The nuclear-hideout shelter where the soldiers had taken Pedro, was about thirty kilometers away from the hideout of the women and children. The only mode of communication between those hideouts was through the radio, controlled by the Chief Commander of both the hideouts.

It was half-past ten by the time the last of the men was cramped into the bunker. At about quarter to eleven, the men were lined up and given booklets, which were to be used as identity cards. At half-past eleven lunch packets were distributed. At noon the air raid alarms blared. And at one, three thermonuclear warheads were dropped onto the town alone.

The tremors were felt in the bunkers, even though they were about three kilometers beneath the ground. There was no accurate news about the extent of the destruction. The line of communication with the other bunker was broken. All the men in the bunker were pale with horror, including the soldiers. A week ago, no one would have thought that the war would take this turn. After all, it wasn’t supposed to. What was the UNO doing? Where the hell those peace-maintaining organizations were with their dozens of peace treaties? Why couldn’t they stop that terror?

No one could answer that. Every one of the men was either praying that their wife and children were okay, or thinking of killing himself.

And then the men were lined up once again and were asked to submit their cards one by one for some reason that was not disclosed. When all the booklets were collected, it was found that one booklet was missing. Then there was a headcount and it was found that someone had disappeared. The soldiers became alert and searched the entire bunker for that missing man. They found that one of the air-filtration vents was broken open and the entire bunker was compromised to the radiation.

-

The sun was covered in blood. The blood had seeped into the sky. As the sky moved eastwards, the blood-red fainted into pink and finally into blue. Not the sky-blue but a dark ominous blue. Under that sun and sky, there was a town - or there used to be a town. The town was crowded with debris. The buildings with their tops missing seemed to come out from the ground like broken bones coming out through flesh and skin.
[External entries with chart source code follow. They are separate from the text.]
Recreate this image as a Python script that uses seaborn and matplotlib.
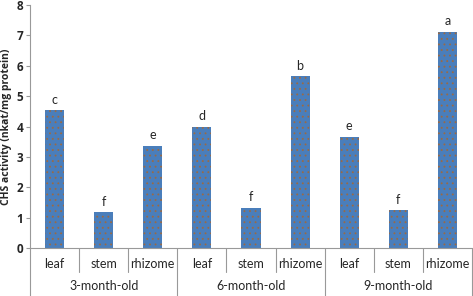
import seaborn as sns
import matplotlib.pyplot as plt
import matplotlib.transforms as mtransforms
import pandas as pd

# data
groups = ['3-month-old', '6-month-old', '9-month-old']
tissues = ['leaf', 'stem', 'rhizome']
activity = [4.53, 1.18, 3.37, 4.0, 1.33, 5.65, 3.66, 1.24, 7.12]
letters = ['c', 'f', 'e', 'd', 'f', 'b', 'e', 'f', 'a']

df = pd.DataFrame({
    'pos': range(len(activity)),
    'tissue': tissues * len(groups),
    'group': [g for g in groups for _ in tissues],
    'activity': activity,
})

sns.set_style('white')
plt.rcParams['font.family'] = ['Lato', 'DejaVu Sans']
plt.rcParams['hatch.linewidth'] = 0.6

fig = plt.figure(figsize=(4.73, 2.96), dpi=100)
ax = fig.add_axes([30 / 473, 48 / 296, 442 / 473, 243 / 296])

sns.barplot(data=df, x='pos', y='activity', color='#4a7ebb', saturation=1,
            width=0.39, ax=ax, native_scale=True)
for p in ax.patches:
    p.set_hatch('...')
    p.set_edgecolor('#9a6a45')
    p.set_linewidth(0)

ax.set_xlim(-0.5, len(activity) - 0.5)
ax.set_ylim(0, 8)
ax.set_yticks(range(9))
ax.set_yticklabels([str(i) for i in range(9)], fontsize=8.5, fontweight='bold',
                   family='Open Sans')
ax.set_xticks([])
ax.set_xlabel('')
ax.set_ylabel('CHS activity (nkat/mg protein)', fontsize=7.5, fontweight='bold',
              family='Open Sans', labelpad=3)
ax.tick_params(axis='y', length=3, width=0.8, color='#999999', left=True, pad=2)

for s in ['top', 'right']:
    ax.spines[s].set_visible(False)
ax.spines['left'].set_color('#999999')
ax.spines['bottom'].set_color('#999999')

# letters above bars
for i, (v, lt) in enumerate(zip(activity, letters)):
    ax.text(i, v + 0.15, lt, ha='center', va='bottom', fontsize=9)

# category axis with two label levels
tr = mtransforms.blended_transform_factory(ax.transData, ax.transAxes)
n = len(activity)
for i in range(n):
    ax.text(i, -16 / 243, df['tissue'][i], transform=tr, ha='center',
            va='center', fontsize=9)
for k, g in enumerate(groups):
    ax.text(3 * k + 1, -38 / 243, g, transform=tr, ha='center',
            va='center', fontsize=9)
for b in range(1, n + 1):
    x = b - 0.5
    y0 = -48 / 243 if b % 3 == 0 else -24 / 243
    ax.plot([x, x], [0, y0], transform=tr, color='#999999', lw=0.8,
            clip_on=False)
ax.plot([-0.5, -0.5], [0, -48 / 243], transform=tr, color='#999999',
        lw=0.8, clip_on=False)

fig.savefig('out.png', dpi=100)
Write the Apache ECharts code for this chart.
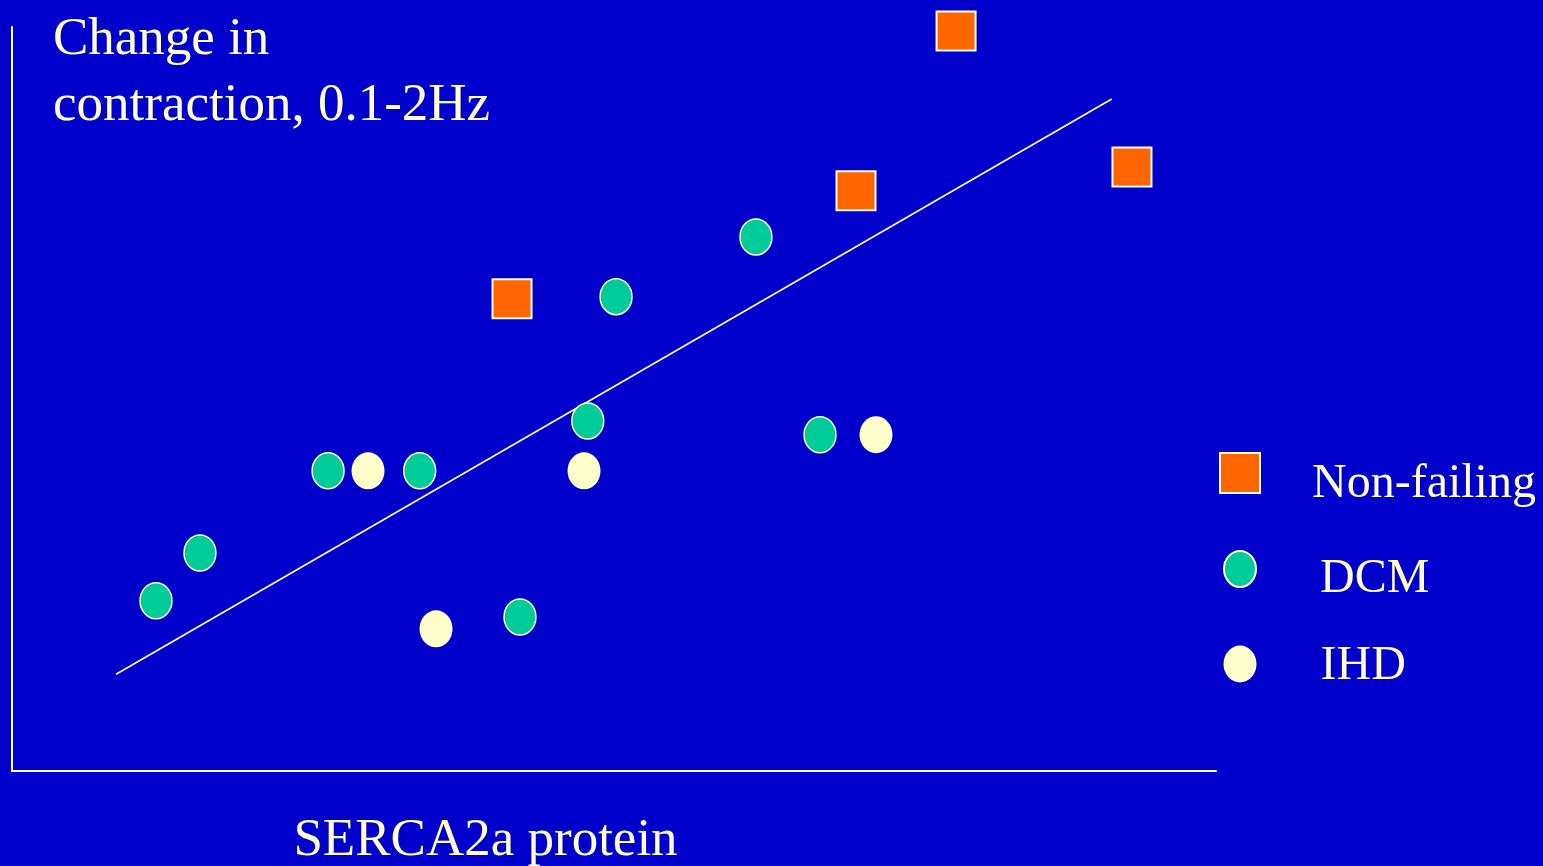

The entire town was grey with dust. It had become a cotton ball soaked in the ethanol of radiation. There were three gigantic craters in that fallen town, each of them marking the footprints of the power that Man has harnessed to stamp upon his fellow earth-dwellers. At the eastern and southern outskirts of the town, two large cylinders protruded from the ground, like a cigarette protruding out of a faceless mouth; marking the place under which thousands of people would be found dead because of destroyed air filters, and would perhaps be turned into a statistical figure exemplifying the drawbacks of war like their ancestors in Japan.

In that grey town, now moved men wearing strange yellow suits and sophisticated black masks with devices and instruments in their hands, scanning the town, investigating why the entire population of that town, which was supposed to be alive and well in the bunker, has not communicated the outer world even after a week? They moved debris with the help of humongous vehicles, determined to find nothing in particular. And they dug up the bunkers with those mammoths to find thousands of men lying dead; the cause being not only exposal to the toxic air but bullets through their hearts and brains too. Some men were still alive; soldiers mostly - the ones who were trained to put bullets through hearts and brains. The men in yellow found many other things in the town, outside of the bunkers; the strangest of all being the corpses of a man and a child - not together but miles apart - who was suspected to be, after examination, dead because of inhaling so much dust. There was nothing with the boy that could have been used to identify him; only an aspirator with a cylinder of Asthalin. As for the man, there was a wallet with him and in it was a driving license bearing the name of the man Pedro Fernandez.